Anyway, I’m starting to run out of money, so I’ll have to start working in a more full-time way sometime in the next few months. This last year and a half has been an experiment in investing in my writing career, financially and energy-wise, in as focused a way as I could figure out how to do. Hopefully something comes of it.
Speaking of which: Miss Misery, the web series I made with Jade Blair, got into a film festival in Miami, the Miami Web Fest, so that’s nice. I’ll likely be in Miami in mid-May. We are planning on releasing the show online in about 30 days.
The novel I’m working on might be coming along, too.
Re Athens: the most memorable time here was probably drinking absolutely disgusting raki at a “90s hacker”/anarchist bar called Metaxa2, with Hanna, in a neighborhood called Exarchia, which people seem to consider ‘the cool neighborhood’, but which means something different post-debt crisis. Until recently it was a safe haven for immigrant-filled squats, and apparently police didn’t enter, but since the new conservative government it’s now just an area with excellent €2.50 vegan souvlaki and every square inch of street-facing wall covered in graffiti (as seen in my Instagram stories). Anyway, Metaxa2 has all this “hacker art” on the walls, which was like, a dial-up modem glued to a piece of plywood. The server was a middle-aged man with a ponytail who seemed to be working his first-ever shift. He took my order and spun around and I had to call him back to take Hanna’s order too. Lots of dreadlocks and man buns and leather jackets and, weirdly to me but apparently fashionably for Europe, velour bell-bottom pants. We moved ourselves out to the patio to eat, and a girl on a stool covered pop songs on an acoustic guitar in a mix of English and Greek. There was a window from the patio directly into the kitchen, and the chef passed large bottles of beer directly to customers through it. It was generally understood that ponytail man was not really functioning as a server and had to somehow be circumvented. I tried not to judge him though because I imagined he had maybe been a professor or something pre-crisis.
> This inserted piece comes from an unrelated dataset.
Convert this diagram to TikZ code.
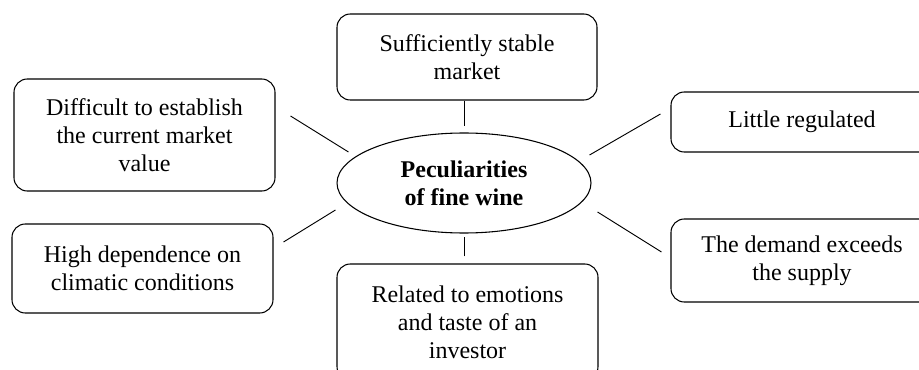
\documentclass[tikz,border=0pt]{standalone}
\usepackage{fontspec}
\setmainfont{Liberation Serif}
\usetikzlibrary{shapes.geometric}
\begin{document}
\begin{tikzpicture}[x=0.75pt,y=-0.75pt,
		box/.style={draw,rounded corners=10pt,line width=0.8pt,align=center,inner sep=0pt,
			font=\fontsize{18}{21}\selectfont},
		hub/.style={draw,ellipse,line width=0.8pt,align=center,inner sep=0pt,
			minimum width=190.5pt,minimum height=75pt,font=\fontsize{18}{21}\selectfont\bfseries},
		link/.style={line width=0.7pt}]
			\useasboundingbox (0,0) rectangle (919,370);
			\clip (0,0) rectangle (919,370);
			\draw 
			(464,183) node[hub](W){Peculiarities\\of fine wine}
			(467,57) node[box,minimum width=195pt,minimum height=64.5pt](S){Sufficiently stable\\market}
			(144.5,135) node[box,minimum width=195.75pt,minimum height=84pt](D){Difficult to establish\\the current market\\value}
			(142.5,268.5) node[box,minimum width=195.75pt,minimum height=66.75pt](H){High dependence on\\climatic conditions}
			(467.5,322) node[box,minimum width=195.75pt,minimum height=87pt](R){Related to emotions\\and taste of an\\investor}
			(802,122) node[box,minimum width=196.5pt,minimum height=45pt](L){Little regulated}
			(802,260.5) node[box,minimum width=196.5pt,minimum height=62.25pt](E){The demand exceeds\\the supply};
			\draw[link] ([shift={(-3,0)}]S.south) -- ([shift={(0,-6)}]W.north);
			\draw[link] ([shift={(15,-19)}]D.east) -- ([shift={(12,-31)}]W.west);
			\draw[link] ([shift={(10,-26.5)}]H.east) -- ([shift={(-1,27)}]W.west);
			\draw[link] ([shift={(-3.5,-7)}]R.north) -- ([shift={(0,3)}]W.south);
			\draw[link] ([shift={(-10,-8)}]L.west) -- ([shift={(-2,-28)}]W.east);
			\draw[link] ([shift={(-9,-8.5)}]E.west) -- ([shift={(6,29)}]W.east);
		\end{tikzpicture}
\end{document}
Hanna and I were the only ones eating.
Walking up Filopappou Hill for sunsets was also very nice. This was a hill near Hanna’s and my AirBnB that had a statue of Philopappos, aka Love Daddy. This one small hill in the center of Athens also had “the Prison of Socrates” and something called “Deaf Man’s Cave,” as well as a church and a fountain of Pnyx, a wall of Pnyx, and, simply, “The Pnyx.” The Parthenon, and the Acropolis, were also not bad.
I’ve been out on the balcony of my AirBnB in the sun as I’ve been writing this, but now the sun is starting to set and I’ll wrap it up. I want to say one more thing though about, I guess, aging: I mentioned I taught in China when I was 21. That was in a city called Wuhan, which of course is now famous for being the epicenter of the new coronavirus. I don’t know if I can exactly describe the depth of feeling this transfiguration has induced in me: Wuhan, which I’ve been thinking about in Athens because the two cities share some similarities, was the site of the 6-month hangover to some of the most intense interpersonal events in my life, and has calcified in my mnemonic amber to become this purely symbolic setting for the psychodrama of my early 20s which no one else I knew had ever heard of; and then, overnight, Wuhan took on a wholly new meaning for basically everyone in the world, suddenly and overwhelmingly dwarfing my regional interpretation. And—setting aside the threat to global human health the virus represents—it feels good for this to happen. It’s like, objective proof that the entirety of your personal existence on Earth, all your grudges and trauma and memories, are a tempest in a teapot, and it’s mildly amusing you ever thought otherwise.
Ok. I’m hungry. I’m going to go make that peanut butter stir fry now. My friend Laura McPhee-Browne, an Australian writer who just published her first novel, Cherry Beach, a Conversations-With-Friends-esque love story set largely in Toronto (hence the title), is arriving in Athens tonight with her boyfriend, and we’re going to have a drink.